Other carriers sold off alongside $DAL ( ▼ 2.39% ) , including:
United Airlines $UAL ( ▼ 0.76% )
American Airlines $AAL ( ▼ 4.06% )
Southwest Airlines $LUV ( ▼ 1.48% )
Alaska Airlines $ALK ( ▼ 1.69% )
Investors are reading this as a broader sign that airline earnings power might be nearing a ceiling, especially as cost pressures and macro uncertainty rise.
Q1 Forecast Is Fine, but Not Inspiring
For the first quarter of 2026, Delta expects:
total revenue growth of 5% to 7%
adjusted EPS between $0.50 and $0.90
Nothing alarming, but also not the type of guidance that sparks enthusiasm.
Q4 Beat, But Not Delta’s Beat
Delta posted adjusted Q4 EPS of $1.55, slightly above FactSet expectations of $1.53.

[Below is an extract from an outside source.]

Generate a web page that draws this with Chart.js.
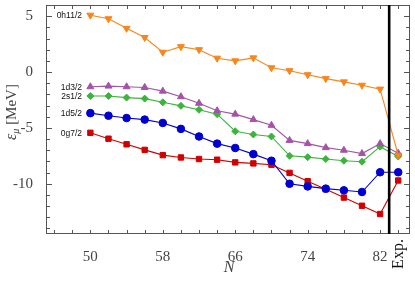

However, it still landed below Delta’s own projected range of $1.60 to $1.90, which is part of why the market is reacting so harshly. The company cleared the Street, but failed to clear itself.
Premium Is Still Carrying the Business
Delta continues to get more of its growth from higher-end customers.
Premium ticket sales rose 7% year over year, while main cabin sales fell 5%. The airline industry is increasingly being propped up by customers paying for comfort, not volume.
Credit Cards Continue to Print Money
Delta’s co-branded American Express $AXP ( ▼ 0.44% ) card business generated $8.4 billion in revenue for the year, up 11% from 2024.
Airline credit card margins are estimated around 50%, which makes these partnerships one of the best businesses airlines have, especially when airfare pricing power becomes less predictable.
Boeing Order Adds Another Angle
Delta also announced it reached an agreement to buy 30 Boeing $BA ( ▲ 1.98% ) 787 aircraft, a move that signals long-term capacity and fleet confidence even amid short-term uncertainty.
Bottom line: Delta’s earnings were fine, but the guidance was not. In a market where expectations are high and sentiment is fragile, “pretty good” is not good enough.